Kiai Maman—sapaan akrab Maman Imanul Haq—mendesak agar kasus ini diusut tuntas dan pelaku dihukum seberat-beratnya. “Tidak boleh ada tebang pilih dalam penegakan hukum. Polri harus transparan dan adil dalam proses hukumnya,” tegasnya.
Dia mengungkapkan kekerasan seksual kepada perempuan dan anak di Indonesia masih relatif tinggi. Berdasarkan data Komisi Perlindungan Anak Indonesia (KPAI) tahun 2024, terdapat 265 laporan kekerasan seksual terhadap anak, namun hanya 53 kasus yang dipantau. “Ini hanya puncak gunung es.
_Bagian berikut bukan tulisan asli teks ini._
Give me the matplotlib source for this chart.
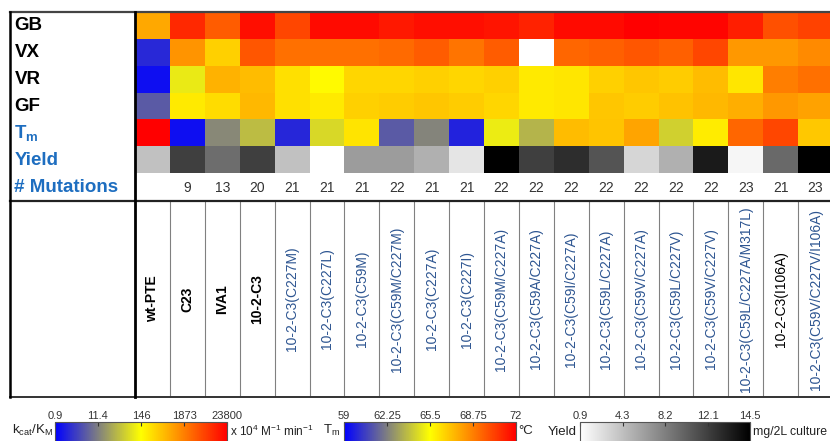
import numpy as np
import matplotlib
matplotlib.use('Agg')
import matplotlib.pyplot as plt
from matplotlib.cm import ScalarMappable
from matplotlib.colors import LinearSegmentedColormap, LogNorm, Normalize
from matplotlib.ticker import NullLocator

plt.rcParams['font.family'] = ['Liberation Sans', 'DejaVu Sans']
plt.rcParams['mathtext.fontset'] = 'custom'
plt.rcParams['mathtext.rm'] = 'Liberation Sans'
plt.rcParams['mathtext.it'] = 'Liberation Sans:italic'
plt.rcParams['mathtext.bf'] = 'Liberation Sans:bold'

variants = ['wt-PTE', 'C23', 'IVA1', '10-2-C3',
            '10-2-C3(C227M)', '10-2-C3(C227L)', '10-2-C3(C59M)', '10-2-C3(C59M/C227M)',
            '10-2-C3(C227A)', '10-2-C3(C227I)', '10-2-C3(C59M/C227A)', '10-2-C3(C59A/C227A)',
            '10-2-C3(C59I/C227A)', '10-2-C3(C59L/C227A)', '10-2-C3(C59V/C227A)', '10-2-C3(C59L/C227V)',
            '10-2-C3(C59V/C227V)', '10-2-C3(C59L/C227A/M317L)', '10-2-C3(I106A)',
            '10-2-C3(C59V/C227V/I106A)']
mutations = ['', '9', '13', '20', '21', '21', '21', '22', '21', '21',
             '22', '22', '22', '22', '22', '22', '22', '23', '21', '23']

# kcat/KM, x 10^4 M-1 min-1 (nan = not measured)
gb = [830, 10500, 3800, 17500, 5700, 19400, 19400, 14300, 17500, 17500,
      15800, 11700, 19400, 19400, 23800, 21500, 21500, 12900, 4660, 6300]
vx = [2.0, 1240, 366, 4210, 2530, 2530, 2530, 2800, 3800, 2290,
      3800, np.nan, 3100, 3440, 4210, 3440, 5700, 1120, 1120, 1520]
vr = [1.2, 97, 670, 550, 270, 162, 330, 330, 366, 330,
      366, 220, 243, 366, 448, 405, 550, 243, 1870, 2530]
gf = [5.6, 220, 299, 608, 270, 220, 366, 405, 448, 405,
      330, 220, 243, 448, 405, 497, 608, 746, 1120, 914]
# melting temperature, deg C
tm = [72.0, 59.4, 62.5, 63.8, 60.0, 64.5, 66.2, 61.3, 62.4, 59.9,
      65.0, 63.6, 67.2, 67.0, 67.8, 64.3, 66.0, 69.4, 70.2, 66.9]
# expression yield, mg / 2 L culture
yield_mg = [4.2, 11.1, 8.7, 11.1, 4.2, 0.9, 6.2, 6.2, 5.1, 2.3,
            14.5, 11.1, 12.1, 10.0, 3.1, 5.1, 13.1, 1.4, 8.9, 14.5]

row_names = ['GB', 'VX', 'VR', 'GF', r'T$_{\mathbf{m}}$', 'Yield', '# Mutations']
kcat_ticks = [0.9, 11.4, 146, 1873, 23800]
tm_ticks = [59, 62.25, 65.5, 68.75, 72]
yield_tick_labels = ['0.9', '4.3', '8.2', '12.1', '14.5']

# ---------------------------------------------------------------
W, H = 830, 441
COLW = 34.9
BLUE = '#1e6ec0'
NAVY = '#2d5591'

heat = LinearSegmentedColormap.from_list('byr', ['#0000ff', '#ffff00', '#ff0000'])
grey = LinearSegmentedColormap.from_list('wk', ['#ffffff', '#000000'])
kcat_norm = LogNorm(vmin=kcat_ticks[0], vmax=kcat_ticks[-1])
tm_norm = Normalize(vmin=tm_ticks[0], vmax=tm_ticks[-1])
yield_norm = Normalize(vmin=0.9, vmax=14.5)

fig = plt.figure(figsize=(W / 100, H / 100), dpi=100)


def add_ax(x0, y0, x1, y1, **kw):
    # axes placed in pixel units, y measured from the top
    return fig.add_axes([x0 / W, 1 - y1 / H, (x1 - x0) / W, (y1 - y0) / H], **kw)


n = len(variants)
right = 135 + n * COLW

# heat map rows
ax = add_ax(135, 12, right, 200)
x = np.arange(n + 1)
kinetic = np.ma.masked_invalid(np.array([gb, vx, vr, gf], dtype=float))
ax.pcolormesh(x, np.arange(5), kinetic, cmap=heat, norm=kcat_norm, antialiased=False)
ax.pcolormesh(x, [4, 5], np.array([tm]), cmap=heat, norm=tm_norm, antialiased=False)
ax.pcolormesh(x, [5, 6], np.array([yield_mg]), cmap=grey, norm=yield_norm, antialiased=False)
for i, m in enumerate(mutations):
    ax.text(i + 0.5, 6.55, m, ha='center', va='center', fontsize=10, color='#333333')
ax.set_xlim(0, n)
ax.set_ylim(7, 0)
ax.axis('off')

# row names
axr = add_ax(10, 12, 135, 200)
for j, name in enumerate(row_names):
    axr.text(0.035, j + 0.52, name, ha='left', va='center', fontsize=13.5,
             fontweight='bold', color='black' if j < 4 else BLUE)
axr.set_xlim(0, 1)
axr.set_ylim(7, 0)
axr.axis('off')

# variant names
axl = add_ax(135, 201, right, 397)
for i in range(1, n):
    axl.axvline(i, color='#808080', lw=0.8)
for i, name in enumerate(variants):
    parent = i < 4
    color = 'black' if (parent or name.endswith('(I106A)')) else NAVY
    axl.text(i + 0.5, 0.5, name, rotation=90, ha='center', va='center', fontsize=10,
             color=color, fontweight='bold' if parent else 'normal')
axl.set_xlim(0, n)
axl.set_ylim(0, 1)
axl.axis('off')

# table frame
axf = fig.add_axes([0, 0, 1, 1], zorder=5)
axf.set_xlim(0, W)
axf.set_ylim(H, 0)
axf.axis('off')
axf.plot([10, W], [12, 12], color='#444444', lw=1.6)
axf.plot([10, W], [201, 201], color='#222222', lw=1.6)
axf.plot([10, W], [397, 397], color='#333333', lw=1.4)
axf.plot([10, 10], [12, 397], color='black', lw=1.8)
axf.plot([135, 135], [12, 397], color='black', lw=2.0)


def colorbar(x0, x1, cmap, norm, ticks, labels):
    cax = add_ax(x0, 422, x1, 447)
    cb = fig.colorbar(ScalarMappable(norm=norm, cmap=cmap), cax=cax,
                      orientation='horizontal', ticks=ticks)
    cax.xaxis.set_minor_locator(NullLocator())
    cax.set_xticklabels(labels)
    cax.xaxis.set_ticks_position('both')
    cax.tick_params(which='both', direction='in', length=3, width=0.8,
                    labeltop=True, labelbottom=False, labelsize=8, pad=1,
                    colors='#333333')
    cb.outline.set_edgecolor('#555555')
    cb.outline.set_linewidth(0.8)
    return cb


colorbar(55, 227, heat, kcat_norm, kcat_ticks, [f'{v:g}' for v in kcat_ticks])
colorbar(344, 516, heat, tm_norm, tm_ticks, [f'{v:g}' for v in tm_ticks])
colorbar(580, 750, grey, yield_norm, np.linspace(0.9, 14.5, len(yield_tick_labels)),
         yield_tick_labels)

axf.text(53, 430, r'k$_{\mathrm{cat}}$/K$_{\mathrm{M}}$', ha='right', va='center', fontsize=9.5, color='#222222')
axf.text(230, 431, r'x 10$^{4}$ M$^{-1}$ min$^{-1}$', ha='left', va='center', fontsize=8.5, color='#222222')
axf.text(340, 430, r'T$_{\mathrm{m}}$', ha='right', va='center', fontsize=9.5, color='#222222')
axf.text(518, 431, '°C', ha='left', va='center', fontsize=9.5, color='#222222')
axf.text(577, 432, 'Yield', ha='right', va='center', fontsize=9.5, color='#222222')
axf.text(753, 432, 'mg/2L culture', ha='left', va='center', fontsize=8.8, color='#222222')

fig.savefig('out.png', dpi=100)
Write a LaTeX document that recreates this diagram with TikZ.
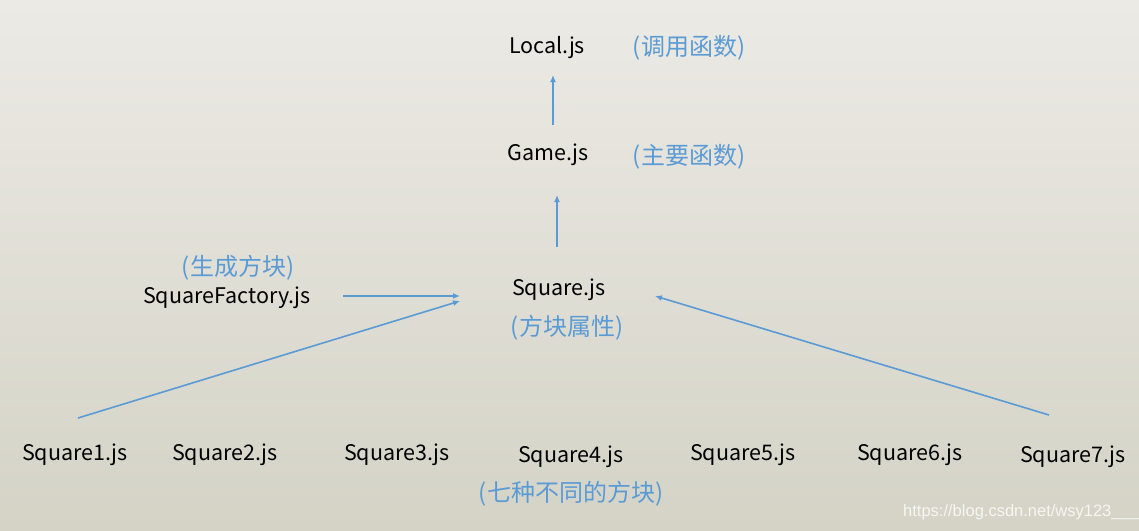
\documentclass[tikz,border=0pt]{standalone}
\usepackage{fontspec}
\setmainfont{Noto Sans CJK SC}
\newfontfamily\cjk{Noto Sans CJK SC}
\newfontfamily\wmfont{Liberation Sans}
\usetikzlibrary{arrows.meta}
\definecolor{bluei}{RGB}{91,155,213}
\definecolor{bgtop}{RGB}{236,234,229}
\definecolor{bgbot}{RGB}{212,211,198}
\tikzset{
  file/.style={font=\fontsize{21.5}{25}\selectfont, text=black, inner sep=0pt},
  note/.style={font=\cjk\fontsize{24}{28}\selectfont, text=bluei, inner sep=0pt},
  link/.style={draw=bluei, line width=1.6pt, -{Latex[length=7pt,width=6pt]}},
}
\begin{document}
\begin{tikzpicture}[x=1pt,y=-1pt]
\shade[top color=bgtop, bottom color=bgbot] (0,0) rectangle (1139,530);
\useasboundingbox (0,0) rectangle (1139,530);

\node[file] (local) at (547,48) {Local.js};
\node[note] (localn) at (689,48) {(调用函数)};
\node[file] (game) at (548,155) {Game.js};
\node[note] (gamen) at (689,157) {(主要函数)};
\node[file] (square) at (559,290) {Square.js};
\node[note] (squaren) at (567,328) {(方块属性)};
\node[file] (factory) at (227,298) {SquareFactory.js};
\node[note] (factoryn) at (238,268) {(生成方块)};

\node[file] (s1) at (75,455) {Square1.js};
\node[file] (s2) at (225,455) {Square2.js};
\node[file] (s3) at (397,455) {Square3.js};
\node[file] (s4) at (571,457) {Square4.js};
\node[file] (s5) at (743,455) {Square5.js};
\node[file] (s6) at (910,455) {Square6.js};
\node[file] (s7) at (1073,457) {Square7.js};
\node[note] (sn) at (571,494) {(七种不同的方块)};

\node[font=\wmfont\fontsize{16.5}{18}\selectfont, text=white!80!bgbot, anchor=west, inner sep=0pt] (wm) at (903,512) {https://blog.csdn.net/wsy123\_\_\_};

\coordinate (gL) at (553,125);
\coordinate (lB) at (553,75);
\coordinate (sT) at (557,247);
\coordinate (gB) at (557,195);
\coordinate (fR) at (343,296);
\coordinate (sL) at (460,296);
\coordinate (s1T) at (78,418);
\coordinate (sL2) at (460,301);
\coordinate (s7T) at (1049,415);
\coordinate (sR) at (655,296);

\draw[link] (gL) -- (lB);
\draw[link] (sT) -- (gB);
\draw[link] (fR) -- (sL);
\draw[link] (s1T) -- (sL2);
\draw[link] (s7T) -- (sR);
\end{tikzpicture}
\end{document}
Banyak korban takut melapor karena tekanan sosial atau ancaman pelaku,” ujar Kiai Maman.
Terkait korban pemerkosaan di Asrama Polisi Belu, kata Kiai Maman, harus didampingi secara seksama. Dia menekankan pentingnya pendampingan psikologis jangka panjang bagi korban. “Trauma akibat kekerasan seksual tidak mudah disembuhkan. Negara harus hadir memastikan korban mendapat perlindungan dan pemulihan yang layak,” tegasnya.
Legislator PKB dari Dapil Jabar IX ini juga mempertanyakan efektivitas pengawasan di lingkungan asrama Polri. “Jika di asrama polisi saja bisa terjadi kejahatan seperti ini, di mana lagi anak-anak bisa merasa aman?” tandasnya.
Pidana Penjara 12 Tahun
Dalam konteks hukum, pemerkosaan diatur dalam Pasal 473 ayat (1) dan (2) KUHP baru. Pasal ini menyatakan bahwa pelaku perkosaan dapat diancam dengan pidana penjara paling lama 12 tahun.
Pemerkosaan didefinisikan sebagai tindakan memaksa seseorang bersetubuh dengan kekerasan atau ancaman kekerasan. Selain itu, pemerkosaan juga dianggap terjadi jika pelaku memasukkan alat kelamin ke dalam anus atau mulut orang lain, atau memasukkan bagian tubuh yang bukan alat kelamin maupun benda ke dalam alat kelamin atau anus korban.
Di KUHP lama, tindak pidana perkosaan diatur dalam Pasal 285. Sementara dalam KUHP baru yang tertuang dalam UU 1/2023 [PDF], persetubuhan dengan anak juga dikategorikan sebagai tindak pidana perkosaan, memperluas cakupan perlindungan terhadap korban.
Dengan adanya regulasi ini, diharapkan proses hukum terhadap para pelaku dapat berjalan secara adil dan memberikan efek jera. Masyarakat pun diimbau untuk lebih waspada dan turut serta dalam upaya pencegahan kekerasan seksual terhadap anak.